Residents of the Upper Mazaruni riverine community of Jawalla, Region Seven (Cuyuni/Mazaruni), are now regrouping their lives after a freak storm that struck on Friday last at about 15:30h had brought them heavy winds and rainfall, along with lightning and thunderstorms, destroying 34 buildings in the area.
The roofs of some buildings were damaged while other buildings collapsed entirely, one resulting in the death of 27-year-old Marsha Jordan, who was seven months pregnant at the time. The death of Jordan and her unborn child has plunged the entire community into a state of shock and mourning.
When tragedy struck, Jordan and her two children were sheltering from the heavy rains under a house, when a strong wind caused the building’s support to weaken and it came crashing down. Jordan died instantly from severe head and neck injuries sustained, while her two children managed to escape death with minor injuries.
According to residents, freak storms like this one occur often but have never previously resulted in the death of anyone. Minister within the Indigenous Peoples Affairs Ministry, Valerie Garrido-Lowe, and Minister Dawn Hastings-Williams met with residents and the family of the deceased Jordan to offer them comfort and support.
Major Sean Welcome of the Civil Defence Commission (CDC) and Dr. Shamdeo Persaud, Chief Medical Officer of the Ministry of Public Health, accompanied the ministers to determine how their respective organisations could aid in the rebuilding of the community after the natural disaster.
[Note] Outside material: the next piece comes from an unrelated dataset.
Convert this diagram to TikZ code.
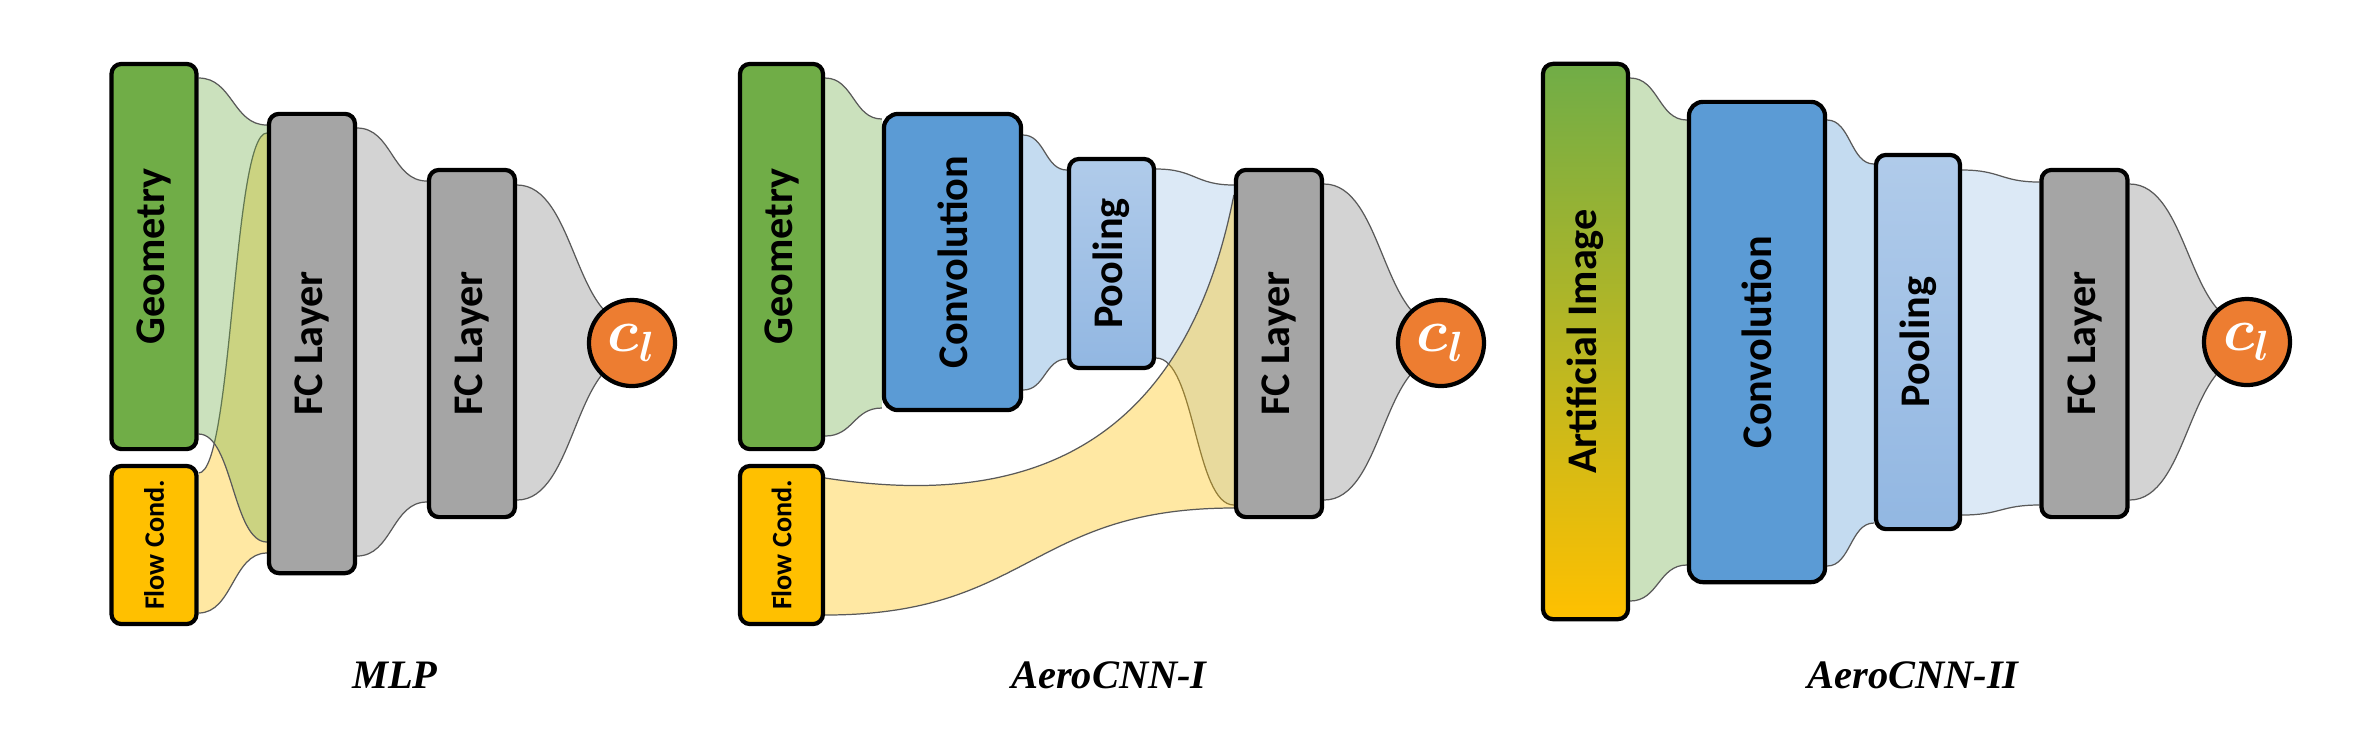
\documentclass[tikz,border=0pt]{standalone}
\usepackage{fontspec}
\setmainfont{Carlito}
\newfontfamily\capfont{Liberation Serif}
\usepackage{graphicx}
\usetikzlibrary{backgrounds,calc}

\definecolor{grn}{HTML}{70AD47}
\definecolor{yel}{HTML}{FFC000}
\definecolor{gbox}{HTML}{A5A5A5}
\definecolor{gry}{HTML}{858585}
\definecolor{blu}{HTML}{5B9BD5}
\definecolor{pbl}{HTML}{9DC3E6}
\definecolor{pltop}{HTML}{B0CBEA}
\definecolor{plbot}{HTML}{92B7E2}
\definecolor{orn}{HTML}{ED7D31}

\begin{document}
\begin{tikzpicture}[x=0.01cm, y=-0.01cm,
	box/.style={draw, line width=1.2pt, rounded corners=1mm, inner sep=0pt,
		font=\fontsize{12}{14}\selectfont\bfseries},
	coef/.style={circle, draw, line width=1.2pt, fill=orn, text=white,
		minimum size=0.86cm, inner sep=0pt, font=\fontsize{17}{17}\selectfont\boldmath},
	rim/.style={draw=black!65, line width=0.35pt},
	netname/.style={font=\capfont\fontsize{11.5}{13}\selectfont\bfseries\itshape}]

	\useasboundingbox (0,0) rectangle (2362,753);

	% MLP
	\node[box, fill=grn, minimum width=0.85cm, minimum height=3.85cm] (geoA) at (154,256.5) {\rotatebox{90}{Geometry}};
	\node[box, fill=yel, minimum width=0.85cm, minimum height=1.58cm, font=\fontsize{8}{9}\selectfont\bfseries] (flowA) at (154,545) {\rotatebox{90}{Flow Cond.}};
	\node[box, fill=gbox, minimum width=0.86cm, minimum height=4.59cm] (fcA1) at (312,343.5) {\rotatebox{90}{FC Layer}};
	\node[box, fill=gbox, minimum width=0.86cm, minimum height=3.47cm] (fcA2) at (472,343.5) {\rotatebox{90}{FC Layer}};
	\node[coef] (clA) at (632,343) {$c_l$};
	\node[netname] (lblA) at (395,675) {MLP};

	% AeroCNN-I
	\node[box, fill=grn, minimum width=0.83cm, minimum height=3.85cm] (geoB) at (781.5,256.5) {\rotatebox{90}{Geometry}};
	\node[box, fill=yel, minimum width=0.83cm, minimum height=1.58cm, font=\fontsize{8}{9}\selectfont\bfseries] (flowB) at (781.5,545) {\rotatebox{90}{Flow Cond.}};
	\node[box, fill=blu, rounded corners=1.4mm, minimum width=1.37cm, minimum height=2.96cm] (convB) at (952.5,262) {\rotatebox{90}{Convolution}};
	\node[box, top color=pltop, bottom color=plbot, minimum width=0.85cm, minimum height=2.09cm] (poolB) at (1111.5,263.5) {\rotatebox{90}{Pooling}};
	\node[box, fill=gbox, minimum width=0.86cm, minimum height=3.47cm] (fcB) at (1279,343.5) {\rotatebox{90}{FC Layer}};
	\node[coef] (clB) at (1441,343) {$c_l$};
	\node[netname] (lblB) at (1109,675) {AeroCNN-I};

	% AeroCNN-II
	\node[box, top color=grn, bottom color=yel, minimum width=0.85cm, minimum height=5.55cm] (imgC) at (1585.5,341.5) {\rotatebox{90}{Artificial Image}};
	\node[box, fill=blu, rounded corners=1.4mm, minimum width=1.36cm, minimum height=4.80cm] (convC) at (1757,342) {\rotatebox{90}{Convolution}};
	\node[box, top color=pltop, bottom color=plbot, minimum width=0.84cm, minimum height=3.74cm] (poolC) at (1918,342) {\rotatebox{90}{Pooling}};
	\node[box, fill=gbox, minimum width=0.86cm, minimum height=3.47cm] (fcC) at (2084.5,343.5) {\rotatebox{90}{FC Layer}};
	\node[coef] (clC) at (2247,342) {$c_l$};
	\node[netname] (lblC) at (1913,675) {AeroCNN-II};

	\begin{scope}[on background layer]
	\foreach \a/\ta/\ba/\b/\tb/\bb/\c in {
	flowA.east/473/613/fcA1.west/133/553/yel,
	geoA.east/78/434/fcA1.west/125/542/grn,
	fcA1.east/128/556/fcA2.west/181/502/gry,
	fcA2.east/185/500/clA.center/324/358/gry,
	%
	geoB.east/78/436/convB.west/119/408/grn,
	convB.east/135/390/poolB.west/170/359/blu,
	poolB.east/169/358/fcB.west/185/505/pbl,
	fcB.east/184/500/clB.center/326/358/gry,
	%
	imgC.east/78/601/convC.west/120/565/grn,
	convC.east/120/566/poolC.west/164/523/blu,
	poolC.east/170/515/fcC.west/182/505/pbl,
	fcC.east/184/500/clC.center/324/358/gry}
	{
		\fill[\c, fill opacity=.36] let \p1=(\a |- 0,\ta), \p2=(\b |- 0,\tb), \p3=(\a |- 0,\ba), \p4=(\b |- 0,\bb) in
			(\p1) .. controls ({(\x1+\x2)/2},\y1) and ({(\x1+\x2)/2},\y2) .. (\p2)
			-- (\p4) .. controls ({(\x1+\x2)/2},\y4) and ({(\x1+\x2)/2},\y3) .. (\p3) -- cycle;
		\draw[rim] let \p1=(\a |- 0,\ta), \p2=(\b |- 0,\tb), \p3=(\a |- 0,\ba), \p4=(\b |- 0,\bb) in
			(\p1) .. controls ({(\x1+\x2)/2},\y1) and ({(\x1+\x2)/2},\y2) .. (\p2)
			(\p3) .. controls ({(\x1+\x2)/2},\y3) and ({(\x1+\x2)/2},\y4) .. (\p4);
	};
	% flow conditions join the FC layer directly
	\fill[yel, fill opacity=.36] (flowB.east |- 0,478) .. controls (1000,505) and (1180,470) .. (fcB.west |- 0,195)
		-- (fcB.west |- 0,508) .. controls (1030,508) and (1030,615) .. (flowB.east |- 0,615) -- cycle;
	\draw[rim] (flowB.east |- 0,478) .. controls (1000,505) and (1180,470) .. (fcB.west |- 0,195)
		(flowB.east |- 0,615) .. controls (1030,615) and (1030,508) .. (fcB.west |- 0,508);
	\end{scope}
\end{tikzpicture}
\end{document}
“We were talking about how perhaps we can bring engineers — the army engineers — to come and look at the structures of the houses, to see how we can build strong houses to withstand these freak storms that happen every now and then. I understand now it is increasing,” Minister Garrido-Lowe is quoted by the Department of Public information as saying.
Upon assessing damaged buildings, especially those that collapsed, the team recognised the need for a redesign in the way wooden structures are built in the area.
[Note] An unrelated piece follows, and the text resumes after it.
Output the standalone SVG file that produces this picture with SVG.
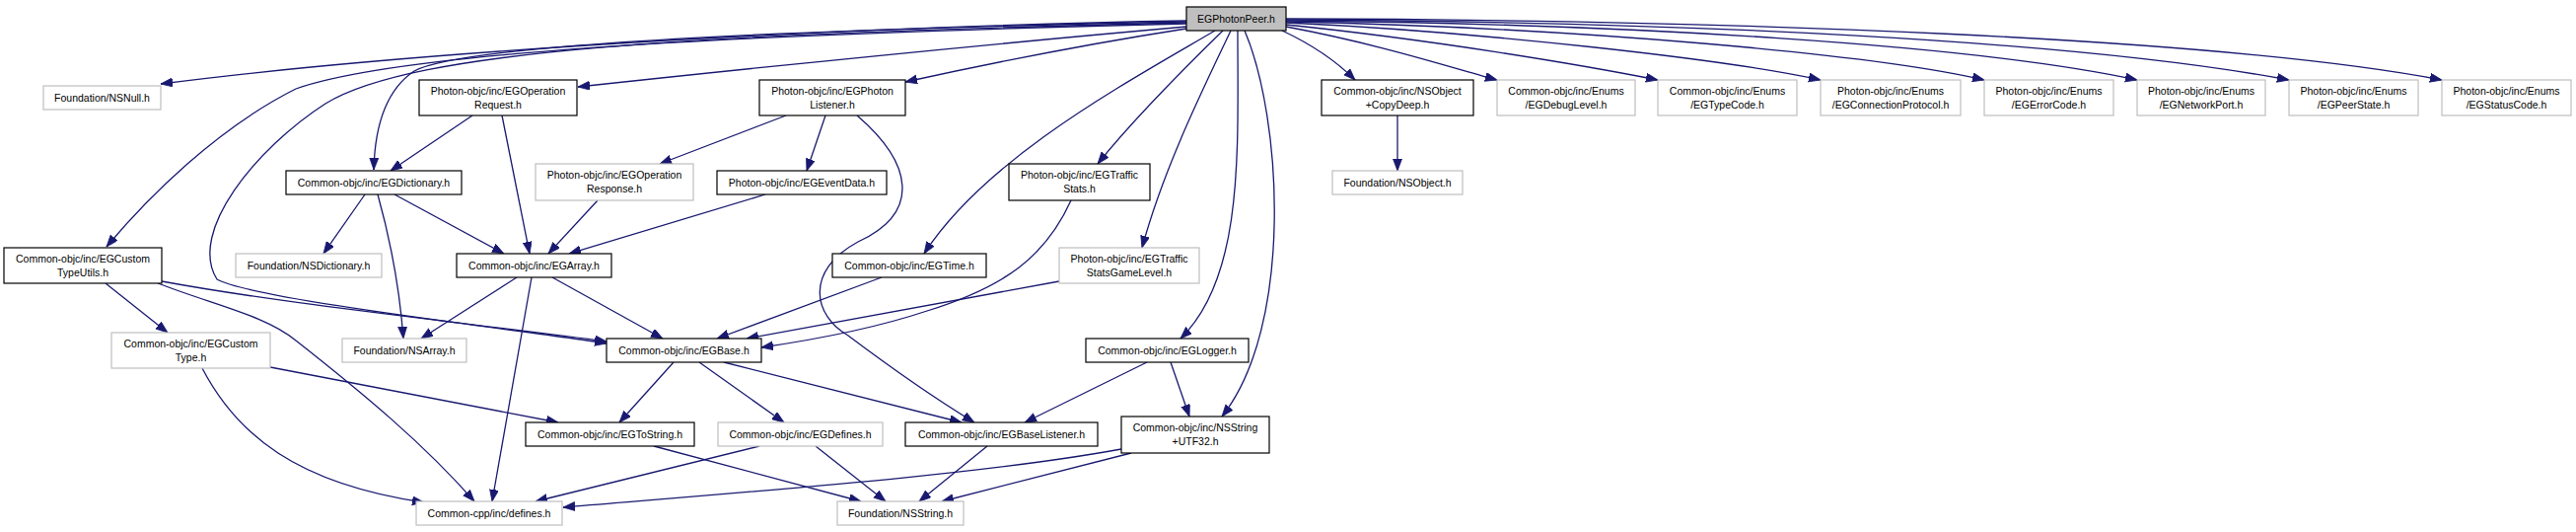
<svg xmlns="http://www.w3.org/2000/svg" width="2612" height="539" viewBox="0 0 2612 539">
<defs>
<marker id="ah" markerUnits="userSpaceOnUse" markerWidth="13" markerHeight="10" refX="12" refY="4.5" orient="auto">
<path d="M0,0 L12,4.5 L0,9 z" fill="#191970" stroke="#191970" stroke-width="0.8"/>
</marker>
</defs>
<style>
.n rect{fill:#fff;stroke:#000;stroke-width:1.2}
.u rect{fill:#fff;stroke:#bfbfbf;stroke-width:1.2}
.r rect{fill:#bfbfbf;stroke:#000;stroke-width:1.2}
text{font-family:"Liberation Sans",Arial,sans-serif;font-size:10.5px;fill:#000;text-anchor:middle}
#edges path{fill:none;stroke:#191970;stroke-width:1.3;marker-end:url(#ah)}
</style>
<rect width="2612" height="539" fill="#fff"/>
<g id="edges">
<path d="M1203,21 C900,26 450,48 163,85"/>
<path d="M1203,23 C700,35 420,50 330,105 C260,150 190,235 220,283 C260,305 560,338 615,348"/>
<path d="M1203,22 C800,30 470,45 420,72 C390,92 380,130 379,172"/>
<path d="M1203,24 C700,36 400,55 300,90 C220,130 150,200 108,250"/>
<path d="M1203,27 C1000,45 800,65 586,88"/>
<path d="M1203,29 C1100,45 1000,65 918,83"/>
<path d="M1232,31 C1140,85 1000,160 937,257"/>
<path d="M1240,31 C1200,70 1150,120 1113,166"/>
<path d="M1248,31 C1220,90 1180,170 1158,251"/>
<path d="M1255,31 C1255,150 1262,280 1197,343"/>
<path d="M1262,31 C1300,120 1312,330 1239,422"/>
<path d="M1300,31 C1330,45 1355,62 1374,81"/>
<path d="M1304,27 C1400,45 1470,68 1518,81"/>
<path d="M1304,25 C1450,40 1600,65 1681,81"/>
<path d="M1304,23 C1500,32 1750,60 1846,81"/>
<path d="M1304,22 C1600,28 1900,55 2012,81"/>
<path d="M1304,21 C1650,24 2000,45 2167,81"/>
<path d="M1304,20 C1700,22 2100,40 2321,81"/>
<path d="M1304,19 C1750,20 2250,38 2476,81"/>
<path d="M479,117 L396,173"/>
<path d="M509,117 L537,257"/>
<path d="M606,203 L556,257"/>
<path d="M776,197 L577,257"/>
<path d="M797,117 L669,166"/>
<path d="M837,117 L818,173"/>
<path d="M869,117 C925,165 935,215 870,245 C815,275 825,320 860,340 C900,370 950,405 988,428"/>
<path d="M370,197 L328,257"/>
<path d="M383,197 C395,240 405,290 409,343"/>
<path d="M400,197 L511,257"/>
<path d="M107,287 L170,337"/>
<path d="M160,287 C220,310 270,320 300,345 C370,400 430,450 481,508"/>
<path d="M164,285 C300,310 500,330 615,346"/>
<path d="M524,281 L427,343"/>
<path d="M539,281 L499,508"/>
<path d="M560,281 L672,343"/>
<path d="M894,281 L727,343"/>
<path d="M1074,285 L757,343"/>
<path d="M1086,203 C1060,260 1020,290 940,315 C880,335 820,345 772,352"/>
<path d="M274,372 L566,428"/>
<path d="M205,373 C240,440 300,490 430,509"/>
<path d="M683,367 L628,428"/>
<path d="M709,367 L795,428"/>
<path d="M734,367 L975,428"/>
<path d="M1163,367 L1039,428"/>
<path d="M1187,367 L1206,422"/>
<path d="M663,452 L873,508"/>
<path d="M770,452 L543,508"/>
<path d="M827,452 L898,508"/>
<path d="M1001,452 L932,508"/>
<path d="M1137,455 C1000,480 800,495 571,514"/>
<path d="M1147,459 L955,508"/>
<path d="M1417,117 L1417,173"/>
</g>
<g id="n_peer" class="r"><rect x="1203" y="7" width="101" height="24"/><text x="1253.5" y="23">EGPhotonPeer.h</text></g>
<g id="n_nsnull" class="u"><rect x="44" y="87" width="119" height="24"/><text x="103.5" y="103">Foundation/NSNull.h</text></g>
<g id="n_oprequest" class="n"><rect x="425" y="81" width="160" height="36"/><text x="505" y="96">Photon-objc/inc/EGOperation</text><text x="505" y="110">Request.h</text></g>
<g id="n_listener" class="n"><rect x="770" y="81" width="148" height="36"/><text x="844" y="96">Photon-objc/inc/EGPhoton</text><text x="844" y="110">Listener.h</text></g>
<g id="n_copydeep" class="n"><rect x="1340" y="81" width="154" height="36"/><text x="1417" y="96">Common-objc/inc/NSObject</text><text x="1417" y="110">+CopyDeep.h</text></g>
<g id="n_debuglevel" class="u"><rect x="1518" y="81" width="140" height="36"/><text x="1588" y="96">Common-objc/inc/Enums</text><text x="1588" y="110">/EGDebugLevel.h</text></g>
<g id="n_typecode" class="u"><rect x="1681" y="81" width="141" height="36"/><text x="1751.5" y="96">Common-objc/inc/Enums</text><text x="1751.5" y="110">/EGTypeCode.h</text></g>
<g id="n_connproto" class="u"><rect x="1846" y="81" width="142" height="36"/><text x="1917" y="96">Photon-objc/inc/Enums</text><text x="1917" y="110">/EGConnectionProtocol.h</text></g>
<g id="n_errorcode" class="u"><rect x="2012" y="81" width="131" height="36"/><text x="2077.5" y="96">Photon-objc/inc/Enums</text><text x="2077.5" y="110">/EGErrorCode.h</text></g>
<g id="n_networkport" class="u"><rect x="2167" y="81" width="130" height="36"/><text x="2232" y="96">Photon-objc/inc/Enums</text><text x="2232" y="110">/EGNetworkPort.h</text></g>
<g id="n_peerstate" class="u"><rect x="2321" y="81" width="131" height="36"/><text x="2386.5" y="96">Photon-objc/inc/Enums</text><text x="2386.5" y="110">/EGPeerState.h</text></g>
<g id="n_statuscode" class="u"><rect x="2476" y="81" width="131" height="36"/><text x="2541.5" y="96">Photon-objc/inc/Enums</text><text x="2541.5" y="110">/EGStatusCode.h</text></g>
<g id="n_dictionary" class="n"><rect x="290" y="173" width="178" height="24"/><text x="379" y="189">Common-objc/inc/EGDictionary.h</text></g>
<g id="n_opresponse" class="u"><rect x="543" y="166" width="160" height="37"/><text x="623" y="181">Photon-objc/inc/EGOperation</text><text x="623" y="195">Response.h</text></g>
<g id="n_eventdata" class="n"><rect x="727" y="173" width="172" height="24"/><text x="813" y="189">Photon-objc/inc/EGEventData.h</text></g>
<g id="n_trafficstats" class="n"><rect x="1023" y="166" width="143" height="37"/><text x="1094.5" y="181">Photon-objc/inc/EGTraffic</text><text x="1094.5" y="195">Stats.h</text></g>
<g id="n_nsobject" class="u"><rect x="1351" y="173" width="132" height="24"/><text x="1417" y="189">Foundation/NSObject.h</text></g>
<g id="n_customtypeutils" class="n"><rect x="4" y="251" width="160" height="36"/><text x="84" y="266">Common-objc/inc/EGCustom</text><text x="84" y="280">TypeUtils.h</text></g>
<g id="n_nsdictionary" class="u"><rect x="239" y="257" width="148" height="24"/><text x="313" y="273">Foundation/NSDictionary.h</text></g>
<g id="n_array" class="n"><rect x="463" y="257" width="157" height="24"/><text x="541.5" y="273">Common-objc/inc/EGArray.h</text></g>
<g id="n_time" class="n"><rect x="844" y="257" width="156" height="24"/><text x="922" y="273">Common-objc/inc/EGTime.h</text></g>
<g id="n_gamelevel" class="u"><rect x="1074" y="251" width="142" height="36"/><text x="1145" y="266">Photon-objc/inc/EGTraffic</text><text x="1145" y="280">StatsGameLevel.h</text></g>
<g id="n_customtype" class="u"><rect x="113" y="337" width="161" height="36"/><text x="193.5" y="352">Common-objc/inc/EGCustom</text><text x="193.5" y="366">Type.h</text></g>
<g id="n_nsarray" class="u"><rect x="347" y="343" width="126" height="24"/><text x="410" y="359">Foundation/NSArray.h</text></g>
<g id="n_base" class="n"><rect x="615" y="343" width="157" height="24"/><text x="693.5" y="359">Common-objc/inc/EGBase.h</text></g>
<g id="n_logger" class="n"><rect x="1101" y="343" width="165" height="24"/><text x="1183.5" y="359">Common-objc/inc/EGLogger.h</text></g>
<g id="n_tostring" class="n"><rect x="533" y="428" width="171" height="24"/><text x="618.5" y="444">Common-objc/inc/EGToString.h</text></g>
<g id="n_defines" class="u"><rect x="728" y="428" width="167" height="24"/><text x="811.5" y="444">Common-objc/inc/EGDefines.h</text></g>
<g id="n_baselistener" class="n"><rect x="918" y="428" width="195" height="24"/><text x="1015.5" y="444">Common-objc/inc/EGBaseListener.h</text></g>
<g id="n_utf32" class="n"><rect x="1137" y="422" width="150" height="37"/><text x="1212" y="437">Common-objc/inc/NSString</text><text x="1212" y="451">+UTF32.h</text></g>
<g id="n_cppdefines" class="u"><rect x="422" y="508" width="148" height="24"/><text x="496" y="524">Common-cpp/inc/defines.h</text></g>
<g id="n_nsstring" class="u"><rect x="849" y="508" width="128" height="24"/><text x="913" y="524">Foundation/NSString.h</text></g>
</svg>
The building which crushed Marsha Jordan was considered a ‘disaster waiting to happen’. The elevated building was placed on wooden blocks approximately four feet off the ground.
With the structures being redesigned, Jawalla residents are being urged to play their part in this rebuilding process.
The CDC and the Indigenous Peoples Affairs Ministry contributed building materials to the village, and the toshao has been tasked with mobilising men from the community to undertake the task of rebuilding Jawalla.
The two ministers also committed to being a part of the rebuilding process by making individual contributions.
Meanwhile, a new home is to be constructed for Jordan’s husband, Gilbert Jordan, and the two children, Carmeline and Zalepha Jordan. “It would be a good thing if the men of the community come together, saw boards, and let us build a new house for Gilbert Jordan and his daughters.” one of the ministers expressed.
The Civil Defence Commission would be supplying the village with relief supplies, including foodstuff, cleaning agents, and other items needed for basic living.